SET EXERCISE: Repeat the listing exactly as given, omitting every image.

DATASET CONTENT:
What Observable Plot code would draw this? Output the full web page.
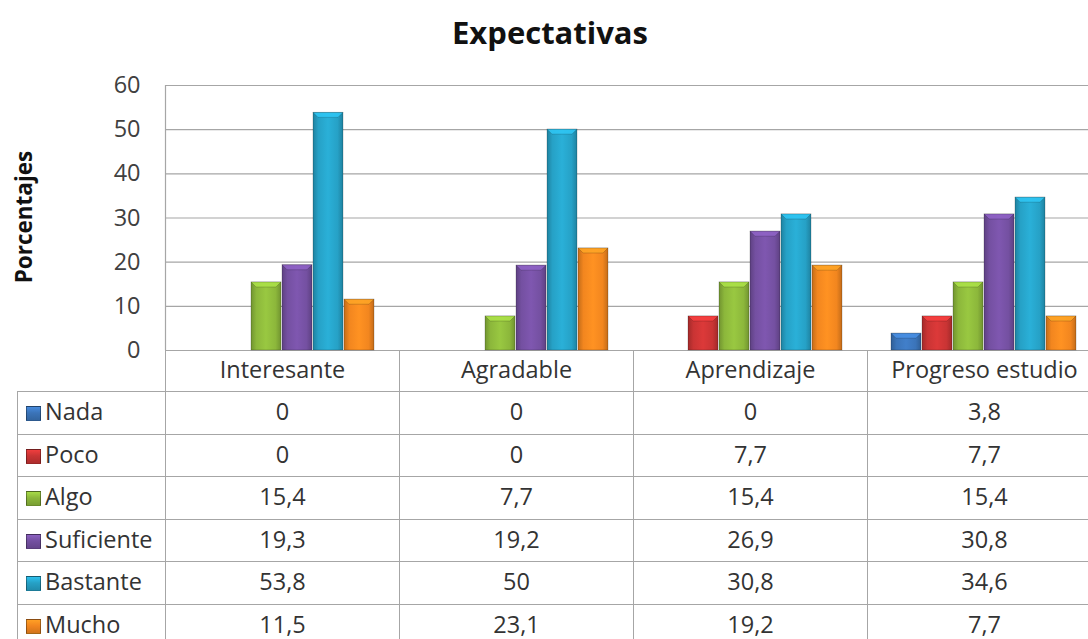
<!DOCTYPE html>
<html><head><meta charset="utf-8">
<script src="https://cdn.jsdelivr.net/npm/d3@7"></script>
<script src="https://cdn.jsdelivr.net/npm/@observablehq/plot@0.6"></script>
<style>
html,body{margin:0;padding:0;background:#fff;overflow:hidden;width:1088px;height:639px}
#wrap{position:relative;width:1110px;height:639px;font-family:"Open Sans",sans-serif;overflow:hidden}
#title{position:absolute;left:0;top:10px;width:1100px;text-align:center;font-weight:bold;font-size:31px;line-height:44px;color:#111}
#ylab{position:absolute;left:23px;top:217px;transform:translate(-50%,-50%) rotate(-90deg);font-weight:bold;font-size:22.5px;color:#111;white-space:nowrap}
#chart{position:absolute;left:0;top:60px}
#tbl{position:absolute;left:17px;top:350px;border-collapse:collapse;font-size:23.5px;color:#333;table-layout:fixed}
#tbl td{border:1px solid #a6a6a6;padding:0 0 3px 0;text-align:center;height:38.5px;white-space:nowrap;line-height:26px;vertical-align:middle}
#tbl tr.head td{height:38px;border-top:none}
#tbl tr.head td.blank{border:none;border-bottom:1px solid #a6a6a6}
#tbl td.lab{text-align:left;padding-left:8px}
.key{display:inline-block;width:15px;height:15px;margin-right:4px;vertical-align:-1px;border:1px solid rgba(0,0,0,0.35);box-sizing:border-box}
</style>
</head><body>
<div id="wrap">
  <div id="title">Expectativas</div>
  <div id="ylab">Porcentajes</div>
  <div id="chart"></div>
  <table id="tbl"></table>
</div>
<script>
const categories = ["Interesante", "Agradable", "Aprendizaje", "Progreso estudio"];
const levels = ["Nada", "Poco", "Algo", "Suficiente", "Bastante", "Mucho"];
const nada = [0, 0, 0, 3.8];
const poco = [0, 0, 7.7, 7.7];
const algo = [15.4, 7.7, 15.4, 15.4];
const suficiente = [19.3, 19.2, 26.9, 30.8];
const bastante = [53.8, 50, 30.8, 34.6];
const mucho = [11.5, 23.1, 19.2, 7.7];
const yTicks = [0, 10, 20, 30, 40, 50, 60];
const colors = ["#3b74b9", "#c93434", "#8cb73b", "#7450a1", "#26a1c6", "#f2861f"];

const series = [nada, poco, algo, suficiente, bastante, mucho];
const data = [];
levels.forEach((lv, i) => categories.forEach((c, j) => data.push({category: c, level: lv, value: series[i][j]})));

const plot = Plot.plot({
  width: 1110,
  height: 305,
  marginLeft: 165,
  marginRight: 9,
  marginTop: 25,
  marginBottom: 15,
  style: {fontFamily: "'Open Sans', sans-serif", fontSize: "23.5px", color: "#404040", background: "transparent", overflow: "visible"},
  fx: {domain: categories, padding: 0, axis: null},
  x: {domain: levels, paddingInner: 0.02, paddingOuter: 0.73, axis: null},
  y: {domain: [0, 60], ticks: yTicks, tickSize: 0, tickPadding: 25, label: null},
  color: {domain: levels, range: colors},
  marks: [
    Plot.ruleY(yTicks, {stroke: "#a6a6a6", strokeWidth: 1.2}),
    Plot.barY(data.filter(d => d.value > 0), {fx: "category", x: "level", y1: 0, y2: "value", fill: "level", stroke: "rgba(0,0,0,0.25)", strokeWidth: 0.8})
  ]
});

// 3D-like gradients
const svg = d3.select(plot);
const defs = svg.insert("defs", ":first-child");
colors.forEach((c, i) => {
  const base = d3.color(c);
  const g = defs.append("linearGradient").attr("id", "g" + i).attr("x1", "0").attr("x2", "1").attr("y1", "0").attr("y2", "0");
  g.append("stop").attr("offset", "0%").attr("stop-color", base.darker(0.6));
  g.append("stop").attr("offset", "18%").attr("stop-color", base);
  g.append("stop").attr("offset", "50%").attr("stop-color", base.brighter(0.25));
  g.append("stop").attr("offset", "82%").attr("stop-color", base);
  g.append("stop").attr("offset", "100%").attr("stop-color", base.darker(0.6));
});
svg.selectAll('g[aria-label="bar"] rect').each(function() {
  const f = d3.color(this.getAttribute("fill"));
  if (!f) return;
  const idx = colors.findIndex(c => d3.color(c).formatHex() === f.formatHex());
  if (idx < 0) return;
  this.setAttribute("fill", `url(#g${idx})`);
  // bevelled top highlight, derived from the rendered bar
  const x = +this.getAttribute("x"), y = +this.getAttribute("y");
  const w = +this.getAttribute("width"), h = +this.getAttribute("height");
  const b = Math.min(5, h / 2);
  d3.select(this.parentNode).append("polygon")
    .attr("points", `${x},${y} ${x + w},${y} ${x + w - b},${y + b} ${x + b},${y + b}`)
    .attr("fill", d3.color(colors[idx]).brighter(0.6))
    .attr("opacity", 0.85);
});
// left frame edge of the plotting area
const ys = plot.scale("y");
svg.append("line")
  .attr("x1", 165.5).attr("x2", 165.5)
  .attr("y1", ys.apply(60)).attr("y2", ys.apply(0))
  .attr("stroke", "#a6a6a6").attr("stroke-width", 1.2);
document.getElementById("chart").appendChild(plot);

// data table
const fmt = v => String(v).replace(".", ",");
const tbl = d3.select("#tbl");
const cg = tbl.append("colgroup");
cg.append("col").style("width", "148px");
categories.forEach(() => cg.append("col").style("width", "234px"));
const head = tbl.append("tr").attr("class", "head");
head.append("td").attr("class", "blank");
categories.forEach(c => head.append("td").text(c));
levels.forEach((lv, i) => {
  const tr = tbl.append("tr");
  const base = d3.color(colors[i]);
  tr.append("td").attr("class", "lab").html(
    `<span class="key" style="background:linear-gradient(180deg, ${base.brighter(0.5)} 0%, ${base} 45%, ${base.darker(0.4)} 100%)"></span>${lv}`);
  series[i].forEach(v => tr.append("td").text(fmt(v)));
});
</script>
</body></html>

RESPONSE:
What Observable Plot code would draw this? Output the full web page.
<!DOCTYPE html>
<html><head><meta charset="utf-8">
<script src="https://cdn.jsdelivr.net/npm/d3@7"></script>
<script src="https://cdn.jsdelivr.net/npm/@observablehq/plot@0.6"></script>
<style>
html,body{margin:0;padding:0;background:#fff;overflow:hidden;width:1088px;height:639px}
#wrap{position:relative;width:1110px;height:639px;font-family:"Open Sans",sans-serif;overflow:hidden}
#title{position:absolute;left:0;top:10px;width:1100px;text-align:center;font-weight:bold;font-size:31px;line-height:44px;color:#111}
#ylab{position:absolute;left:23px;top:217px;transform:translate(-50%,-50%) rotate(-90deg);font-weight:bold;font-size:22.5px;color:#111;white-space:nowrap}
#chart{position:absolute;left:0;top:60px}
#tbl{position:absolute;left:17px;top:350px;border-collapse:collapse;font-size:23.5px;color:#333;table-layout:fixed}
#tbl td{border:1px solid #a6a6a6;padding:0 0 3px 0;text-align:center;height:38.5px;white-space:nowrap;line-height:26px;vertical-align:middle}
#tbl tr.head td{height:38px;border-top:none}
#tbl tr.head td.blank{border:none;border-bottom:1px solid #a6a6a6}
#tbl td.lab{text-align:left;padding-left:8px}
.key{display:inline-block;width:15px;height:15px;margin-right:4px;vertical-align:-1px;border:1px solid rgba(0,0,0,0.35);box-sizing:border-box}
</style>
</head><body>
<div id="wrap">
  <div id="title">Expectativas</div>
  <div id="ylab">Porcentajes</div>
  <div id="chart"></div>
  <table id="tbl"></table>
</div>
<script>
const categories = ["Interesante", "Agradable", "Aprendizaje", "Progreso estudio"];
const levels = ["Nada", "Poco", "Algo", "Suficiente", "Bastante", "Mucho"];
const nada = [0, 0, 0, 3.8];
const poco = [0, 0, 7.7, 7.7];
const algo = [15.4, 7.7, 15.4, 15.4];
const suficiente = [19.3, 19.2, 26.9, 30.8];
const bastante = [53.8, 50, 30.8, 34.6];
const mucho = [11.5, 23.1, 19.2, 7.7];
const yTicks = [0, 10, 20, 30, 40, 50, 60];
const colors = ["#3b74b9", "#c93434", "#8cb73b", "#7450a1", "#26a1c6", "#f2861f"];

const series = [nada, poco, algo, suficiente, bastante, mucho];
const data = [];
levels.forEach((lv, i) => categories.forEach((c, j) => data.push({category: c, level: lv, value: series[i][j]})));

const plot = Plot.plot({
  width: 1110,
  height: 305,
  marginLeft: 165,
  marginRight: 9,
  marginTop: 25,
  marginBottom: 15,
  style: {fontFamily: "'Open Sans', sans-serif", fontSize: "23.5px", color: "#404040", background: "transparent", overflow: "visible"},
  fx: {domain: categories, padding: 0, axis: null},
  x: {domain: levels, paddingInner: 0.02, paddingOuter: 0.73, axis: null},
  y: {domain: [0, 60], ticks: yTicks, tickSize: 0, tickPadding: 25, label: null},
  color: {domain: levels, range: colors},
  marks: [
    Plot.ruleY(yTicks, {stroke: "#a6a6a6", strokeWidth: 1.2}),
    Plot.barY(data.filter(d => d.value > 0), {fx: "category", x: "level", y1: 0, y2: "value", fill: "level", stroke: "rgba(0,0,0,0.25)", strokeWidth: 0.8})
  ]
});

// 3D-like gradients
const svg = d3.select(plot);
const defs = svg.insert("defs", ":first-child");
colors.forEach((c, i) => {
  const base = d3.color(c);
  const g = defs.append("linearGradient").attr("id", "g" + i).attr("x1", "0").attr("x2", "1").attr("y1", "0").attr("y2", "0");
  g.append("stop").attr("offset", "0%").attr("stop-color", base.darker(0.6));
  g.append("stop").attr("offset", "18%").attr("stop-color", base);
  g.append("stop").attr("offset", "50%").attr("stop-color", base.brighter(0.25));
  g.append("stop").attr("offset", "82%").attr("stop-color", base);
  g.append("stop").attr("offset", "100%").attr("stop-color", base.darker(0.6));
});
svg.selectAll('g[aria-label="bar"] rect').each(function() {
  const f = d3.color(this.getAttribute("fill"));
  if (!f) return;
  const idx = colors.findIndex(c => d3.color(c).formatHex() === f.formatHex());
  if (idx < 0) return;
  this.setAttribute("fill", `url(#g${idx})`);
  // bevelled top highlight, derived from the rendered bar
  const x = +this.getAttribute("x"), y = +this.getAttribute("y");
  const w = +this.getAttribute("width"), h = +this.getAttribute("height");
  const b = Math.min(5, h / 2);
  d3.select(this.parentNode).append("polygon")
    .attr("points", `${x},${y} ${x + w},${y} ${x + w - b},${y + b} ${x + b},${y + b}`)
    .attr("fill", d3.color(colors[idx]).brighter(0.6))
    .attr("opacity", 0.85);
});
// left frame edge of the plotting area
const ys = plot.scale("y");
svg.append("line")
  .attr("x1", 165.5).attr("x2", 165.5)
  .attr("y1", ys.apply(60)).attr("y2", ys.apply(0))
  .attr("stroke", "#a6a6a6").attr("stroke-width", 1.2);
document.getElementById("chart").appendChild(plot);

// data table
const fmt = v => String(v).replace(".", ",");
const tbl = d3.select("#tbl");
const cg = tbl.append("colgroup");
cg.append("col").style("width", "148px");
categories.forEach(() => cg.append("col").style("width", "234px"));
const head = tbl.append("tr").attr("class", "head");
head.append("td").attr("class", "blank");
categories.forEach(c => head.append("td").text(c));
levels.forEach((lv, i) => {
  const tr = tbl.append("tr");
  const base = d3.color(colors[i]);
  tr.append("td").attr("class", "lab").html(
    `<span class="key" style="background:linear-gradient(180deg, ${base.brighter(0.5)} 0%, ${base} 45%, ${base.darker(0.4)} 100%)"></span>${lv}`);
  series[i].forEach(v => tr.append("td").text(fmt(v)));
});
</script>
</body></html>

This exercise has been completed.